Request: Go through the material and write it all out exactly, minus the pictures.
((
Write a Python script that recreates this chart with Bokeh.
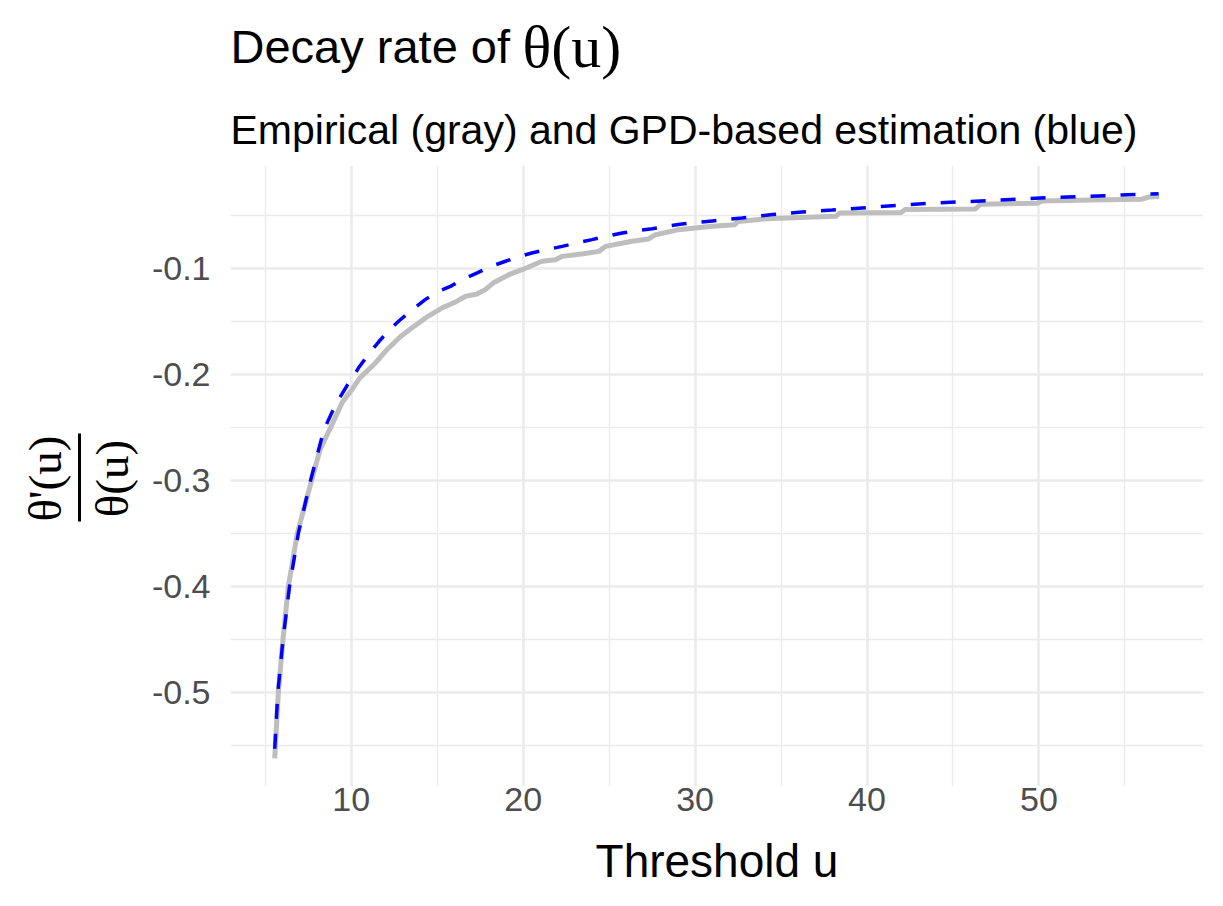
import numpy as np
from bokeh.plotting import figure
from bokeh.layouts import column, row
from bokeh.models import Range1d, FixedTicker, PrintfTickFormatter
from bokeh.core.properties import value
from bokeh.embed import file_html
from bokeh.resources import INLINE

# ---- data ----
gpd_u = [5.55, 5.73, 6.03, 6.41, 6.92, 7.63, 8.41, 9.1, 9.77, 10.15, 10.45, 11.0, 11.6,
         12.2, 12.87, 13.6, 14.32, 15.0, 15.77, 16.5, 17.33, 18.1, 18.97, 19.7, 20.5,
         21.4, 22.27, 23.1, 24.0, 24.9, 25.76, 26.6, 27.5, 28.4, 29.24, 31.0, 32.73,
         34.5, 36.2, 37.97, 40.5, 42.2, 43.97, 45.7, 47.46, 49.2, 50.95, 52.7, 54.4,
         56.96]
gpd_rate = [-0.553, -0.500, -0.450, -0.400, -0.350, -0.300, -0.252, -0.228, -0.210,
            -0.201, -0.193, -0.181, -0.169, -0.158, -0.148, -0.138, -0.129, -0.122,
            -0.1167, -0.110, -0.104, -0.098, -0.093, -0.089, -0.0852, -0.082, -0.079,
            -0.0758, -0.0726, -0.0693, -0.0663, -0.0642, -0.0623, -0.060, -0.0578,
            -0.0550, -0.0522, -0.0490, -0.0465, -0.0446, -0.0418, -0.0399, -0.0380,
            -0.0368, -0.0356, -0.0340, -0.0327, -0.0318, -0.0308, -0.0293]

emp_u = [5.55, 5.76, 6.03, 6.34, 6.86, 7.69, 8.2, 8.8, 9.48, 10.0, 10.5, 11.41, 12.1,
         12.87, 13.6, 14.32, 15.29, 16.0, 16.65, 17.3, 17.8, 18.3, 19.17, 19.94, 21.1,
         21.88, 22.27, 23.5, 24.4, 24.79, 26.34, 27.3, 27.7, 29.05, 30.0, 31.0, 32.3,
         32.5, 34.1, 38.2, 38.4, 42.0, 42.2, 46.3, 46.6, 49.9, 50.2, 53.0, 56.0, 56.4,
         57.0]
emp_rate = [-0.562, -0.500, -0.450, -0.400, -0.350, -0.300, -0.270, -0.250, -0.226,
            -0.215, -0.203, -0.189, -0.176, -0.164, -0.155, -0.1465, -0.137, -0.132,
            -0.126, -0.124, -0.1198, -0.113, -0.1057, -0.101, -0.093, -0.0915, -0.0884,
            -0.086, -0.0837, -0.079, -0.0742, -0.072, -0.068, -0.0632, -0.0616, -0.060,
            -0.0585, -0.0554, -0.053, -0.0506, -0.0474, -0.0469, -0.0443, -0.0437,
            -0.0392, -0.0382, -0.0362, -0.0352, -0.0344, -0.0324, -0.0320]

x_ticks = [10, 20, 30, 40, 50]
x_minor = [5, 15, 25, 35, 45, 55]
y_ticks = [-0.5, -0.4, -0.3, -0.2, -0.1]
y_minor = [-0.55, -0.45, -0.35, -0.25, -0.15, -0.05]

title_text = "Decay rate of"
title_math = "θ(u)"
subtitle_text = "Empirical (gray) and GPD-based estimation (blue)"
x_label = "Threshold u"
y_num = "θ'(u)"
y_den = "θ(u)"

# ---- page layout (pixels) ----
W, H = 1215, 898
TOP_H = 160          # header strip (title + subtitle)
LEFT_W = 140         # strip holding the y-axis fraction label
MAIN_W = W - LEFT_W
MAIN_H = H - TOP_H
FRAME_L, FRAME_R, FRAME_T, FRAME_B = 230, 1203, 165, 786


def blank(width, height, xr, yr):
    f = figure(width=width, height=height, output_backend="svg", toolbar_location=None,
               x_range=xr, y_range=yr, min_border=0)
    f.title = None
    f.axis.visible = False
    f.grid.visible = False
    f.outline_line_color = None
    return f


# header: title and subtitle
top = blank(W, TOP_H, Range1d(0, W), Range1d(TOP_H, 0))
top.text(x=[FRAME_L], y=[46], text=[title_text], text_font=value("Liberation Sans"),
         text_font_size="47px", text_color="black", text_align="left",
         text_baseline="alphabetic")
top.text(x=[522], y=[46], text=[title_math], text_font=value("Liberation Serif"),
         text_font_size="60px", text_color="black", text_align="left",
         text_baseline="alphabetic")
top.text(x=[FRAME_L], y=[129], text=[subtitle_text], text_font=value("Liberation Sans"),
         text_font_size="41px", text_color="black", text_align="left",
         text_baseline="alphabetic")

# left strip: rotated fraction theta'(u) / theta(u)
# (its frame is aligned with the main panel's frame, so its y range is the panel's pixel span)
left = blank(LEFT_W, MAIN_H, Range1d(0, LEFT_W), Range1d(FRAME_B, FRAME_T))
left.text(x=[44], y=[478], text=[y_num], angle=np.pi / 2,
          text_font=value("Liberation Serif"), text_font_size="47px",
          text_color="black", text_align="center", text_baseline="middle")
left.text(x=[111], y=[478], text=[y_den], angle=np.pi / 2,
          text_font=value("Liberation Serif"), text_font_size="47px",
          text_color="black", text_align="center", text_baseline="middle")
left.segment(x0=[79], y0=[433], x1=[79], y1=[521], line_color="black", line_width=3)

# main panel
all_u = gpd_u + emp_u
all_r = gpd_rate + emp_rate
xpad = 0.05 * (max(all_u) - min(all_u))
ypad = 0.05 * (max(all_r) - min(all_r))

p = figure(width=MAIN_W, height=MAIN_H, output_backend="svg", toolbar_location=None,
           x_range=Range1d(min(all_u) - xpad, max(all_u) + xpad),
           y_range=Range1d(min(all_r) - ypad, max(all_r) + ypad),
           min_border_left=FRAME_L - LEFT_W, min_border_right=W - FRAME_R,
           min_border_top=FRAME_T - TOP_H, min_border_bottom=H - FRAME_B)
p.title = None
p.outline_line_color = None
p.background_fill_color = "white"
p.border_fill_color = "white"

p.xaxis.ticker = FixedTicker(ticks=x_ticks, minor_ticks=x_minor)
p.yaxis.ticker = FixedTicker(ticks=y_ticks, minor_ticks=y_minor)
p.xaxis.formatter = PrintfTickFormatter(format="%d")
p.yaxis.formatter = PrintfTickFormatter(format="%.1f")

for ax in (p.xaxis, p.yaxis):
    ax.axis_line_color = None
    ax.major_tick_line_color = None
    ax.minor_tick_line_color = None
    ax.major_tick_out = 0
    ax.major_tick_in = 0
    ax.minor_tick_out = 0
    ax.minor_tick_in = 0
    ax.major_label_text_font = "Liberation Sans"
    ax.major_label_text_font_size = "34px"
    ax.major_label_text_color = "#4D4D4D"

p.xaxis.major_label_standoff = 1
p.yaxis.major_label_standoff = 20
p.xaxis.axis_label = x_label
p.xaxis.axis_label_text_font = "Liberation Sans"
p.xaxis.axis_label_text_font_size = "46px"
p.xaxis.axis_label_text_font_style = "normal"
p.xaxis.axis_label_text_color = "black"
p.xaxis.axis_label_standoff = 21

for g in (p.xgrid, p.ygrid):
    g.grid_line_color = "#EBEBEB"
    g.grid_line_width = 2.6
    g.minor_grid_line_color = "#EBEBEB"
    g.minor_grid_line_width = 1.4

p.line(emp_u, emp_rate, line_color="#BEBEBE", line_width=5, line_join="round")
p.line(gpd_u, gpd_rate, line_color="#0000FF", line_width=3.5, line_dash="15 15")

layout = column(top, row(left, p, spacing=0), spacing=0)
open("out.html", "w").write(file_html(layout, INLINE))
))
Result for this exercise:
Write a Python script that recreates this chart with Bokeh.
import numpy as np
from bokeh.plotting import figure
from bokeh.layouts import column, row
from bokeh.models import Range1d, FixedTicker, PrintfTickFormatter
from bokeh.core.properties import value
from bokeh.embed import file_html
from bokeh.resources import INLINE

# ---- data ----
gpd_u = [5.55, 5.73, 6.03, 6.41, 6.92, 7.63, 8.41, 9.1, 9.77, 10.15, 10.45, 11.0, 11.6,
         12.2, 12.87, 13.6, 14.32, 15.0, 15.77, 16.5, 17.33, 18.1, 18.97, 19.7, 20.5,
         21.4, 22.27, 23.1, 24.0, 24.9, 25.76, 26.6, 27.5, 28.4, 29.24, 31.0, 32.73,
         34.5, 36.2, 37.97, 40.5, 42.2, 43.97, 45.7, 47.46, 49.2, 50.95, 52.7, 54.4,
         56.96]
gpd_rate = [-0.553, -0.500, -0.450, -0.400, -0.350, -0.300, -0.252, -0.228, -0.210,
            -0.201, -0.193, -0.181, -0.169, -0.158, -0.148, -0.138, -0.129, -0.122,
            -0.1167, -0.110, -0.104, -0.098, -0.093, -0.089, -0.0852, -0.082, -0.079,
            -0.0758, -0.0726, -0.0693, -0.0663, -0.0642, -0.0623, -0.060, -0.0578,
            -0.0550, -0.0522, -0.0490, -0.0465, -0.0446, -0.0418, -0.0399, -0.0380,
            -0.0368, -0.0356, -0.0340, -0.0327, -0.0318, -0.0308, -0.0293]

emp_u = [5.55, 5.76, 6.03, 6.34, 6.86, 7.69, 8.2, 8.8, 9.48, 10.0, 10.5, 11.41, 12.1,
         12.87, 13.6, 14.32, 15.29, 16.0, 16.65, 17.3, 17.8, 18.3, 19.17, 19.94, 21.1,
         21.88, 22.27, 23.5, 24.4, 24.79, 26.34, 27.3, 27.7, 29.05, 30.0, 31.0, 32.3,
         32.5, 34.1, 38.2, 38.4, 42.0, 42.2, 46.3, 46.6, 49.9, 50.2, 53.0, 56.0, 56.4,
         57.0]
emp_rate = [-0.562, -0.500, -0.450, -0.400, -0.350, -0.300, -0.270, -0.250, -0.226,
            -0.215, -0.203, -0.189, -0.176, -0.164, -0.155, -0.1465, -0.137, -0.132,
            -0.126, -0.124, -0.1198, -0.113, -0.1057, -0.101, -0.093, -0.0915, -0.0884,
            -0.086, -0.0837, -0.079, -0.0742, -0.072, -0.068, -0.0632, -0.0616, -0.060,
            -0.0585, -0.0554, -0.053, -0.0506, -0.0474, -0.0469, -0.0443, -0.0437,
            -0.0392, -0.0382, -0.0362, -0.0352, -0.0344, -0.0324, -0.0320]

x_ticks = [10, 20, 30, 40, 50]
x_minor = [5, 15, 25, 35, 45, 55]
y_ticks = [-0.5, -0.4, -0.3, -0.2, -0.1]
y_minor = [-0.55, -0.45, -0.35, -0.25, -0.15, -0.05]

title_text = "Decay rate of"
title_math = "θ(u)"
subtitle_text = "Empirical (gray) and GPD-based estimation (blue)"
x_label = "Threshold u"
y_num = "θ'(u)"
y_den = "θ(u)"

# ---- page layout (pixels) ----
W, H = 1215, 898
TOP_H = 160          # header strip (title + subtitle)
LEFT_W = 140         # strip holding the y-axis fraction label
MAIN_W = W - LEFT_W
MAIN_H = H - TOP_H
FRAME_L, FRAME_R, FRAME_T, FRAME_B = 230, 1203, 165, 786


def blank(width, height, xr, yr):
    f = figure(width=width, height=height, output_backend="svg", toolbar_location=None,
               x_range=xr, y_range=yr, min_border=0)
    f.title = None
    f.axis.visible = False
    f.grid.visible = False
    f.outline_line_color = None
    return f


# header: title and subtitle
top = blank(W, TOP_H, Range1d(0, W), Range1d(TOP_H, 0))
top.text(x=[FRAME_L], y=[46], text=[title_text], text_font=value("Liberation Sans"),
         text_font_size="47px", text_color="black", text_align="left",
         text_baseline="alphabetic")
top.text(x=[522], y=[46], text=[title_math], text_font=value("Liberation Serif"),
         text_font_size="60px", text_color="black", text_align="left",
         text_baseline="alphabetic")
top.text(x=[FRAME_L], y=[129], text=[subtitle_text], text_font=value("Liberation Sans"),
         text_font_size="41px", text_color="black", text_align="left",
         text_baseline="alphabetic")

# left strip: rotated fraction theta'(u) / theta(u)
# (its frame is aligned with the main panel's frame, so its y range is the panel's pixel span)
left = blank(LEFT_W, MAIN_H, Range1d(0, LEFT_W), Range1d(FRAME_B, FRAME_T))
left.text(x=[44], y=[478], text=[y_num], angle=np.pi / 2,
          text_font=value("Liberation Serif"), text_font_size="47px",
          text_color="black", text_align="center", text_baseline="middle")
left.text(x=[111], y=[478], text=[y_den], angle=np.pi / 2,
          text_font=value("Liberation Serif"), text_font_size="47px",
          text_color="black", text_align="center", text_baseline="middle")
left.segment(x0=[79], y0=[433], x1=[79], y1=[521], line_color="black", line_width=3)

# main panel
all_u = gpd_u + emp_u
all_r = gpd_rate + emp_rate
xpad = 0.05 * (max(all_u) - min(all_u))
ypad = 0.05 * (max(all_r) - min(all_r))

p = figure(width=MAIN_W, height=MAIN_H, output_backend="svg", toolbar_location=None,
           x_range=Range1d(min(all_u) - xpad, max(all_u) + xpad),
           y_range=Range1d(min(all_r) - ypad, max(all_r) + ypad),
           min_border_left=FRAME_L - LEFT_W, min_border_right=W - FRAME_R,
           min_border_top=FRAME_T - TOP_H, min_border_bottom=H - FRAME_B)
p.title = None
p.outline_line_color = None
p.background_fill_color = "white"
p.border_fill_color = "white"

p.xaxis.ticker = FixedTicker(ticks=x_ticks, minor_ticks=x_minor)
p.yaxis.ticker = FixedTicker(ticks=y_ticks, minor_ticks=y_minor)
p.xaxis.formatter = PrintfTickFormatter(format="%d")
p.yaxis.formatter = PrintfTickFormatter(format="%.1f")

for ax in (p.xaxis, p.yaxis):
    ax.axis_line_color = None
    ax.major_tick_line_color = None
    ax.minor_tick_line_color = None
    ax.major_tick_out = 0
    ax.major_tick_in = 0
    ax.minor_tick_out = 0
    ax.minor_tick_in = 0
    ax.major_label_text_font = "Liberation Sans"
    ax.major_label_text_font_size = "34px"
    ax.major_label_text_color = "#4D4D4D"

p.xaxis.major_label_standoff = 1
p.yaxis.major_label_standoff = 20
p.xaxis.axis_label = x_label
p.xaxis.axis_label_text_font = "Liberation Sans"
p.xaxis.axis_label_text_font_size = "46px"
p.xaxis.axis_label_text_font_style = "normal"
p.xaxis.axis_label_text_color = "black"
p.xaxis.axis_label_standoff = 21

for g in (p.xgrid, p.ygrid):
    g.grid_line_color = "#EBEBEB"
    g.grid_line_width = 2.6
    g.minor_grid_line_color = "#EBEBEB"
    g.minor_grid_line_width = 1.4

p.line(emp_u, emp_rate, line_color="#BEBEBE", line_width=5, line_join="round")
p.line(gpd_u, gpd_rate, line_color="#0000FF", line_width=3.5, line_dash="15 15")

layout = column(top, row(left, p, spacing=0), spacing=0)
open("out.html", "w").write(file_html(layout, INLINE))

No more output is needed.